Talk to other family members. They may not realize what serving as the primary caregiver is costing you. Family should discuss chipping in for home care, an adult day center or respite care or a senior living environment.
And talk to your parents. Are they financially able to help pay for care services? If their care needs are increasing, would they consider hiring in-home care, or moving to an assisted living community, skilled nursing facility or other senior support living environment? If these conversations are difficult, enlist the help of a financial advisor. Aging life care professionals (also known as geriatric care managers) can also help care planning discussions go smoothly, and these experts have a wealth of information about senior support services in the community.
3. Protect your health.
“You need to exercise, eat right, get enough sleep, lower your stress and schedule some me time.”
Wait, before you stop reading and start laughing, consider that the stress of caregiving can raise the risk of diabetes, heart disease, obesity and even dementia. “Caregiver burnout” can leave you feeling confused, fatigued, constantly worried, angry … and then, often, guilty about having those emotions!

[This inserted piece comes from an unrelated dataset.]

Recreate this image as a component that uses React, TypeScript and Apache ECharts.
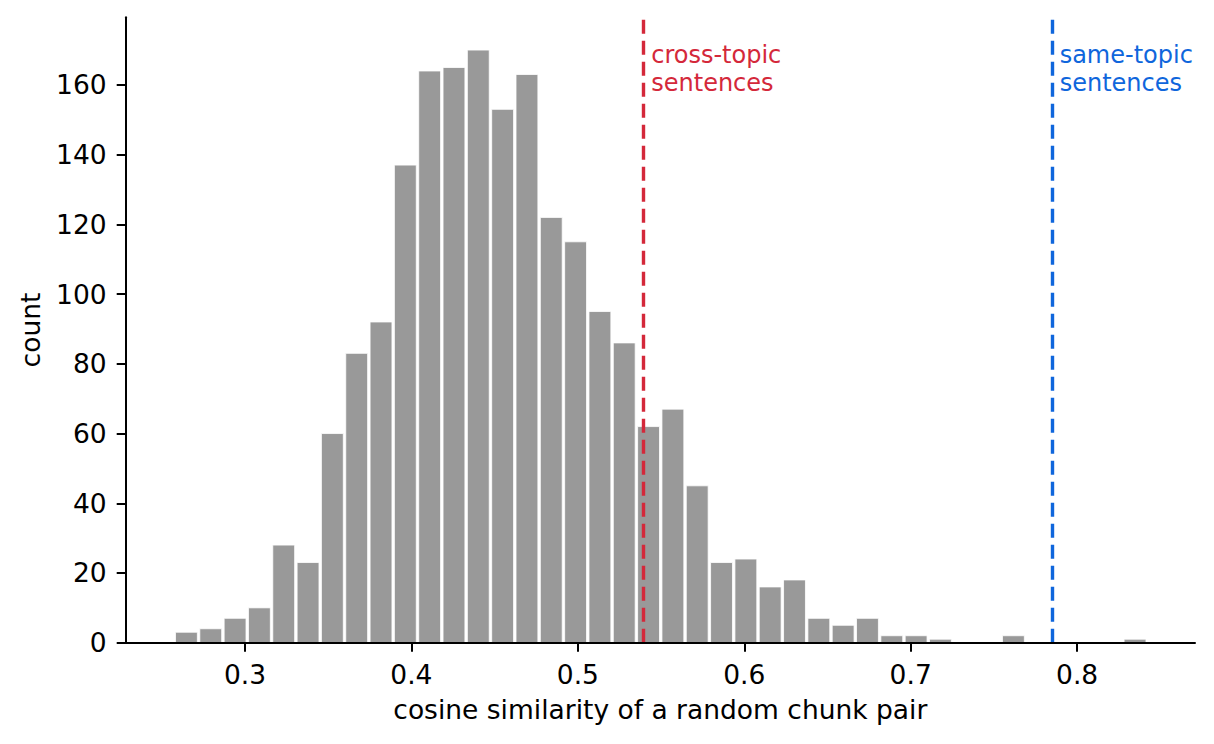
import React, { useEffect, useRef } from 'react';
import * as echarts from 'echarts';

// histogram bins (40 equal bins) and their counts
const binStart = 0.2575;
const binWidth = 0.014615;
const counts = [
  3, 4, 7, 10, 28, 23, 60, 83, 92, 137,
  164, 165, 170, 153, 163, 122, 115, 95, 86, 62,
  67, 45, 23, 24, 16, 18, 7, 5, 7, 2,
  2, 1, 0, 0, 2, 0, 0, 0, 0, 1,
];

const xTicks = [0.3, 0.4, 0.5, 0.6, 0.7, 0.8];
const yTicks = [0, 20, 40, 60, 80, 100, 120, 140, 160];

const crossTopic = 0.5395;
const sameTopic = 0.7849;
const labelLevel = 172.6;

const RED = '#d4283a';
const BLUE = '#0f66dc';
const FONT = 'DejaVu Sans';

const App: React.FC = () => {
  const chartRef = useRef<HTMLDivElement | null>(null);

  useEffect(() => {
    document.body.style.margin = '0';
    if (!chartRef.current) return;
    const chart = echarts.init(chartRef.current, undefined, { renderer: 'svg' });

    const bins = counts.map((c, i) => [binStart + i * binWidth, binStart + (i + 1) * binWidth, c]);

    const vline = (x: number, color: string) => ({
      silent: true,
      symbol: ['none', 'none'],
      label: { show: false },
      lineStyle: { color, width: 3.4, type: [14, 7], opacity: 1 },
      data: [[{ coord: [x, 0] }, { coord: [x, 179.4] }]],
    });

    const note = (x: number, text: string, color: string) => ({
      type: 'scatter',
      silent: true,
      symbolSize: 0,
      itemStyle: { opacity: 1 },
      data: [[x + 0.0046, labelLevel]],
      label: {
        show: true,
        position: [0, 0],
        align: 'left',
        verticalAlign: 'top',
        formatter: text,
        color,
        opacity: 1,
        fontSize: 24,
        lineHeight: 28,
        fontFamily: FONT,
      },
      z: 5,
    });

    const option = {
      animation: false,
      grid: { left: 125.7, right: 19, top: 17.3, bottom: 101.3 },
      xAxis: {
        type: 'value',
        min: 0.22832,
        max: 0.87083,
        z: 10,
        name: 'cosine similarity of a random chunk pair',
        nameLocation: 'middle',
        nameGap: 53,
        nameTextStyle: { fontSize: 26.5, color: '#000', fontFamily: FONT },
        splitLine: { show: false },
        axisLine: { lineStyle: { color: '#000', width: 2 } },
        axisTick: { show: true, length: 9, lineStyle: { color: '#000', width: 2 }, customValues: xTicks },
        axisLabel: {
          customValues: xTicks,
          formatter: (v: number) => v.toFixed(1),
          fontSize: 26.5,
          color: '#000',
          fontFamily: FONT,
          margin: 18,
        },
      },
      yAxis: {
        type: 'value',
        min: 0,
        max: 179.4,
        z: 10,
        name: 'count',
        nameLocation: 'middle',
        nameGap: 82,
        nameTextStyle: { fontSize: 26.5, color: '#000', fontFamily: FONT },
        splitLine: { show: false },
        axisLine: { show: true, lineStyle: { color: '#000', width: 2 } },
        axisTick: { show: true, length: 9, lineStyle: { color: '#000', width: 2 }, customValues: yTicks },
        axisLabel: {
          customValues: yTicks,
          fontSize: 26.5,
          color: '#000',
          fontFamily: FONT,
          margin: 19,
        },
      },
      series: [
        {
          type: 'custom',
          data: bins,
          encode: { x: [0, 1], y: 2 },
          renderItem: (_params: any, api: any) => {
            const x0 = api.value(0);
            const x1 = api.value(1);
            const c = api.value(2);
            const pad = (x1 - x0) * 0.05;
            const p0 = api.coord([x0 + pad, c]);
            const p1 = api.coord([x1 - pad, 0]);
            return {
              type: 'rect',
              shape: { x: p0[0], y: p0[1], width: p1[0] - p0[0], height: p1[1] - p0[1] },
              style: { fill: '#999999', stroke: '#ffffff', lineWidth: 0.8 },
            };
          },
          z: 1,
        },
        {
          type: 'line',
          data: [],
          markLine: vline(crossTopic, RED),
          z: 3,
        },
        {
          type: 'line',
          data: [],
          markLine: vline(sameTopic, BLUE),
          z: 3,
        },
        note(crossTopic, 'cross-topic\nsentences', RED),
        note(sameTopic, 'same-topic\nsentences', BLUE),
      ],
    };

    chart.setOption(option as any);
    return () => {
      chart.dispose();
    };
  }, []);

  return <div ref={chartRef} style={{ width: '1214px', height: '744px' }}></div>;
};

export default App;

Carving out time for your own needs is vital. When you’re talking to the person you’re caring for and other family members about the financial implications of your role, don’t forget to share the health implications, as well. After all, failing to take care of your own health makes it more likely that you too will need care in the future.
Learn to delegate. Ask for what you need. Can Mom visit your sister out of state for a few weeks each year? Can your brother who lives nearby come over two evenings a week while you go to the gym? If you’re a spouse caregiver, do other family members assume you prefer to do everything yourself? Set them straight. Friends, neighbors and members of your loved one’s faith community might step in as well.
Examine your priorities. Do you have ongoing commitments that aren’t really necessary? Someone else may need to serve as chairperson for the school committee. You might need to cut back on volunteer work. And whether your holidays will be in person or online, planning and hosting can be a lot of work. Let others take over some of those tasks.
Taking steps to bring better balance into your life will not only benefit you, but also the person you are caring for. A common motto cited by caregiving experts is: “Taking care of yourself makes you a better caregiver.” It will make you a better employee, as well!